RCDs stand for Residual Current Devices and are electrical devices designed to offer protection from lethal electric shocks by triggering an automatic electricity switch-off. Thus, these life-saving devices prevent electrocution in the presence of a bare wire, overheating, or earth faults.
In the UK, RCDs are referred to as RCCBs or Residual-Current Circuit Breakers, while in the US and Canada they are known as GFCIs or Ground Fault Circuit Interrupters.
RCDs are available in different types. These can be categorised into the following:
These types of RCDs are typically used across both industrial and household applications. Installed within a fuse box, fixed RCDs are capable of protecting numerous circuits at the same time.

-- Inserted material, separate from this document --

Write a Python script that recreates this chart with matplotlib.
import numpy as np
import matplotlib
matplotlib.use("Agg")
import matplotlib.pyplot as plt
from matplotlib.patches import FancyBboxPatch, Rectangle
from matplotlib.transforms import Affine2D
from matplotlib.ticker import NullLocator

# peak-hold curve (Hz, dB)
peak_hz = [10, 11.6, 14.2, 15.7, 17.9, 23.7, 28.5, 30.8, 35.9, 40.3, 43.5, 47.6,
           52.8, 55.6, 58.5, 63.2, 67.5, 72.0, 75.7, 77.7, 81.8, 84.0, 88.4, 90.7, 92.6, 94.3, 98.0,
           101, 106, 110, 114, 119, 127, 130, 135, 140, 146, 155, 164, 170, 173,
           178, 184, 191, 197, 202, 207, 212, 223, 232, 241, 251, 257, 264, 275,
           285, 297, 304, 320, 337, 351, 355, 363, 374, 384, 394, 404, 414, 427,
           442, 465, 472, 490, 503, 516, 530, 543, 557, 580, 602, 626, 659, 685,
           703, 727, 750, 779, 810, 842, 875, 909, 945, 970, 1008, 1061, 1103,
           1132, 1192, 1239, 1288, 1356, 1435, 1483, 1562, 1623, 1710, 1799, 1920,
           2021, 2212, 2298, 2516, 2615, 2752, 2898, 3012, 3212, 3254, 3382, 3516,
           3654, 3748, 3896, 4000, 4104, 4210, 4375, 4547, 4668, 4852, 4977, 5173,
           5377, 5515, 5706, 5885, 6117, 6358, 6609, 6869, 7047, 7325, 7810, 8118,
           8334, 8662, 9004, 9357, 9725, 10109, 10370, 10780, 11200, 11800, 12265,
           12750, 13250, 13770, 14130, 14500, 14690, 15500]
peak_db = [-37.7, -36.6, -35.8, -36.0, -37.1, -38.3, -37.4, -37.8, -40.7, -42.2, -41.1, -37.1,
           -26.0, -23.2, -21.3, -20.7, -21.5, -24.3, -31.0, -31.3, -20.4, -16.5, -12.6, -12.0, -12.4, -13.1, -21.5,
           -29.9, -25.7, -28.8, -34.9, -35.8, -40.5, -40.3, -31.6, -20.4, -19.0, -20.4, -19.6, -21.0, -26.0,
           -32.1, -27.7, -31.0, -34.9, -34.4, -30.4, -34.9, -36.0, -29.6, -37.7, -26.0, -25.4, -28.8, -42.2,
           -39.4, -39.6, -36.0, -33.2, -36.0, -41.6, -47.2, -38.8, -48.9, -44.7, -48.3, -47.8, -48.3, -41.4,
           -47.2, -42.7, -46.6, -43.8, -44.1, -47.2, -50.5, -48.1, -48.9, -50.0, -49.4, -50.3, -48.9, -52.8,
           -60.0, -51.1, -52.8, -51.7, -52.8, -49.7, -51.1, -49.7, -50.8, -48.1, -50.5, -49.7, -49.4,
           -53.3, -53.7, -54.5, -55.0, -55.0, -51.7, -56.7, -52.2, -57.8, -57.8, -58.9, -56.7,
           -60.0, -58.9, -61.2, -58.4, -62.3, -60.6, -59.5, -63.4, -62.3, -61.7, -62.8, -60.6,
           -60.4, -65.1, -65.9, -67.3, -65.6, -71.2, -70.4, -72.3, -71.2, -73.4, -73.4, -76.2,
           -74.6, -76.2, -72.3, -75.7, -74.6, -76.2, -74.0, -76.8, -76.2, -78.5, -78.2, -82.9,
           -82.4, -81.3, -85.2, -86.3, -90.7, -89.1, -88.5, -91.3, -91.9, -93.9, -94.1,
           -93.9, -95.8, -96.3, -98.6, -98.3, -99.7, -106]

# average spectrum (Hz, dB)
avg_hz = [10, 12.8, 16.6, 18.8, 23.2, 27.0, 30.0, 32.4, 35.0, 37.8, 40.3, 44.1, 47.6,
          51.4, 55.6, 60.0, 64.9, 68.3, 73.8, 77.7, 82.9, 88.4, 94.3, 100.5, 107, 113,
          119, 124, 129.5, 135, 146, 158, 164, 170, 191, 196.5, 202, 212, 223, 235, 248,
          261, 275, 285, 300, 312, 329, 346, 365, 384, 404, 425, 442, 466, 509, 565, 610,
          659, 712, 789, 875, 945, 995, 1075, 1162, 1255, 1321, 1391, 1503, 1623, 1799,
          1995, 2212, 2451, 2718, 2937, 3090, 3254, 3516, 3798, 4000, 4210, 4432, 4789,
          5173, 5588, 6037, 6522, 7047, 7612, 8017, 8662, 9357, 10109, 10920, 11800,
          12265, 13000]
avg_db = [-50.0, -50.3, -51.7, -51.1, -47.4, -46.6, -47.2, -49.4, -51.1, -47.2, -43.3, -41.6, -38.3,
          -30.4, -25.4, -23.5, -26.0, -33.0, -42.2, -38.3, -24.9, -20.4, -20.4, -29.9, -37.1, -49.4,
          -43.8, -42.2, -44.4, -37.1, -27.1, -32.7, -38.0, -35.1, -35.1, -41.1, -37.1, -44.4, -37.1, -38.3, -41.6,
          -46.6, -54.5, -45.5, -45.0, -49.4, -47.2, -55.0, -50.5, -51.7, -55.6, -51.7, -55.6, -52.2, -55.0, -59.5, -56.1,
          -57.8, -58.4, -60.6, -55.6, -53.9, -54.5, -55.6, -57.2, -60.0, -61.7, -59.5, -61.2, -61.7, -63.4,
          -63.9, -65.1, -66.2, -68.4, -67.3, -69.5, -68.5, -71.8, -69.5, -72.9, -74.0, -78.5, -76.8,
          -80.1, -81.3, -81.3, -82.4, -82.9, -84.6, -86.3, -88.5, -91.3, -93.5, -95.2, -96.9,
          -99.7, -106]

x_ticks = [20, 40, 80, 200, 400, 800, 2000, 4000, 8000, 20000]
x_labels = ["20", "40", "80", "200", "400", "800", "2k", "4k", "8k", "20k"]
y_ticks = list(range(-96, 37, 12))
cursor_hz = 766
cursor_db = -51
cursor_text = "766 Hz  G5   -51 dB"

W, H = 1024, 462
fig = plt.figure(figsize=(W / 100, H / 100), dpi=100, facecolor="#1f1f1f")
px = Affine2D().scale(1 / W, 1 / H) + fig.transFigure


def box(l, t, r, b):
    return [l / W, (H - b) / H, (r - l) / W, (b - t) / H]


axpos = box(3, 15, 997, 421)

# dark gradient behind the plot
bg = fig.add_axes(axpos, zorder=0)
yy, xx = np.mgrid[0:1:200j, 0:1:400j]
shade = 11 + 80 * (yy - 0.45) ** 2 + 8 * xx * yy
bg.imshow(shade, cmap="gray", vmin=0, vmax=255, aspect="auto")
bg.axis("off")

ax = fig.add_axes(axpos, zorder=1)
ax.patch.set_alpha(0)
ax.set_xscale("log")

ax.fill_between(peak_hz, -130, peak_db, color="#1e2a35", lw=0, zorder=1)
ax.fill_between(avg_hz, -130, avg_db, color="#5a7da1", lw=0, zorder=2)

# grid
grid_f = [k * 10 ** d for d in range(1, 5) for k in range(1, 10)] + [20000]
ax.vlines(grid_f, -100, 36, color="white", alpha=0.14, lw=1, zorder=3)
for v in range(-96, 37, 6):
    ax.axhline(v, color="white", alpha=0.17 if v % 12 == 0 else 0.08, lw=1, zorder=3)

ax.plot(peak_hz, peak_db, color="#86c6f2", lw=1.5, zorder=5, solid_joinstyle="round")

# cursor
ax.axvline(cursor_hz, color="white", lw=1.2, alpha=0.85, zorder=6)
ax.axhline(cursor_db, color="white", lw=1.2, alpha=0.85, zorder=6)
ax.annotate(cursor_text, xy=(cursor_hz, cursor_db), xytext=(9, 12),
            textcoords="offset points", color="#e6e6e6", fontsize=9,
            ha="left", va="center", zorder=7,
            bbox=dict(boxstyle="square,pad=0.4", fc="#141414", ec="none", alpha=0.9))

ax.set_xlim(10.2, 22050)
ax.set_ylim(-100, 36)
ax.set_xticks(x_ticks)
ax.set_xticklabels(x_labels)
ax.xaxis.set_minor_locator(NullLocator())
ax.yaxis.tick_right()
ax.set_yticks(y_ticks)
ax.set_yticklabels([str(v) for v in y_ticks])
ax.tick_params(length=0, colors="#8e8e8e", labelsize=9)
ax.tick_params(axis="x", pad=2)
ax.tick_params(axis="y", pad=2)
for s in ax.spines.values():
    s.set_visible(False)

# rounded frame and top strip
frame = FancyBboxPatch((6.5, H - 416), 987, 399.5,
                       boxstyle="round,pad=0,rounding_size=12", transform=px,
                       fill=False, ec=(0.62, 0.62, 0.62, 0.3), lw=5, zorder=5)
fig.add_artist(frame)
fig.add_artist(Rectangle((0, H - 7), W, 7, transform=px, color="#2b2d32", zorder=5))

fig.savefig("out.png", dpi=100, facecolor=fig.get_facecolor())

When used as a part of the consumer power distribution unit, RCDs usually remain passive and help domestic appliances to normalise operations under restored circuit power.
These types of RCDs are designed to be used as an alternative to a standard socket outlet. Socket Outlet RCDs individually protect the user in direct contact with the equipment.

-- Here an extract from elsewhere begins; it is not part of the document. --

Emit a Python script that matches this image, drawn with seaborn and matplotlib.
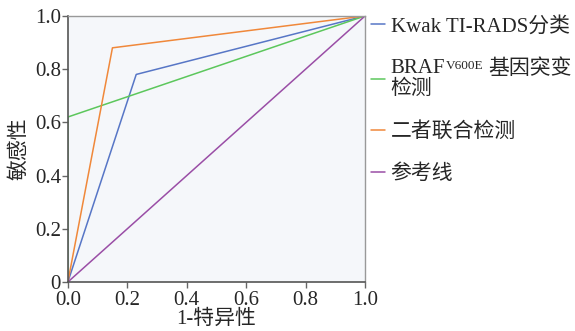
import matplotlib
matplotlib.use('Agg')
import matplotlib.pyplot as plt
import pandas as pd
import seaborn as sns

# ROC curve points (1-specificity, sensitivity)
kwak_x = [0.0, 0.23, 1.0]
kwak_y = [0.0, 0.78, 1.0]
braf_x = [0.0, 0.0, 1.0]
braf_y = [0.0, 0.62, 1.0]
combo_x = [0.0, 0.15, 1.0]
combo_y = [0.0, 0.88, 1.0]
ref_x = [0.0, 1.0]
ref_y = [0.0, 1.0]

names = ['Kwak', 'BRAF', 'Combined', 'Reference']
labels = ['Kwak TI-RADS分类', 'BRAF\n检测', '二者联合检测', '参考线']
sup_text = 'V600E'
braf_tail = '基因突变'
colors = ['#5776c6', '#5cc75c', '#f0883a', '#9a4ea6']
xticks = [0.0, 0.2, 0.4, 0.6, 0.8, 1.0]
xticklabels = ['0.0', '0.2', '0.4', '0.6', '0.8', '1.0']
yticks = [0.0, 0.2, 0.4, 0.6, 0.8, 1.0]
yticklabels = ['0', '0.2', '0.4', '0.6', '0.8', '1.0']

sns.set_style('ticks')
plt.rcParams['font.family'] = ['Liberation Serif', 'Noto Sans CJK SC']

series = [(kwak_x, kwak_y), (braf_x, braf_y), (combo_x, combo_y), (ref_x, ref_y)]
frames = []
for name, (xs, ys) in zip(names, series):
    frames.append(pd.DataFrame({'x': xs, 'y': ys, 'curve': name}))
df = pd.concat(frames, ignore_index=True)

fs = 15
fig = plt.figure(figsize=(5.75, 3.31), dpi=100)
ax = fig.add_axes([0.118, 0.148, 0.517, 0.804])
ax.set_facecolor('#f5f7fa')

sns.lineplot(data=df, x='x', y='y', hue='curve', palette=dict(zip(names, colors)),
             sort=False, estimator=None, lw=1.1, ax=ax, legend=False)

ax.set_xlim(0, 1)
ax.set_ylim(0, 1)
ax.set_xticks(xticks)
ax.set_xticklabels(xticklabels)
ax.set_yticks(yticks)
ax.set_yticklabels(yticklabels)
ax.tick_params(labelsize=fs, length=4, width=1, color='#666666', pad=1)
ax.tick_params(axis='x', pad=2.5)
ax.set_xlabel('1-特异性', fontsize=fs, labelpad=0)
ax.set_ylabel('敏感性', fontsize=fs, labelpad=4)
for s in ['left', 'bottom']:
    ax.spines[s].set_color('#555555')
    ax.spines[s].set_linewidth(1.2)
for s in ['top', 'right']:
    ax.spines[s].set_color('#999999')
    ax.spines[s].set_linewidth(1.0)

handles = [plt.Line2D([], [], color=c, lw=1.1) for c in colors]
leg = fig.legend(handles, labels, loc='upper left', bbox_to_anchor=(0.645, 0.95),
                 frameon=False, fontsize=fs, handlelength=0.7, handletextpad=0.25,
                 labelspacing=1.1, borderaxespad=0, borderpad=0)
leg.get_texts()[1].set_linespacing(1.1)

# "BRAF" + superscript V600E + 基因突变 on the first line of the second label
fig.canvas.draw()
r = fig.canvas.get_renderer()
W, H = fig.bbox.width, fig.bbox.height
bb = leg.get_texts()[1].get_window_extent(r)
tmp = fig.text(0, 0, 'BRAF', fontsize=fs)
w_braf = tmp.get_window_extent(r).width
tmp.remove()
sup = fig.text((bb.x0 + w_braf + 0.5) / W, (bb.y1 - 1) / H, sup_text, fontsize=9.5,
               ha='left', va='top')
w_sup = sup.get_window_extent(r).width
fig.text((bb.x0 + w_braf + w_sup + 5) / W, bb.y1 / H, braf_tail, fontsize=fs,
         ha='left', va='top')

fig.savefig('out.png', dpi=100)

Like socket-outlet RCDs, portable RCDs too offer individual protection. However, they can be plugged into any type of standard socket and are ideal for applications where outside power tools are used.
How do RCDs work?
An RCD is installed in the circuits it is supposed to protect. It monitors the electric current to rapidly detect a circuit failure and identify when there are any disturbances in the flow of electricity. Upon detection of a fault, the RCD shuts down the circuit to protect the person who is handling the wires. When excessive current creates surges in the circuit, RCDs are combined with a fuse or MCB (miniature circuit breaker) to offer enhanced security.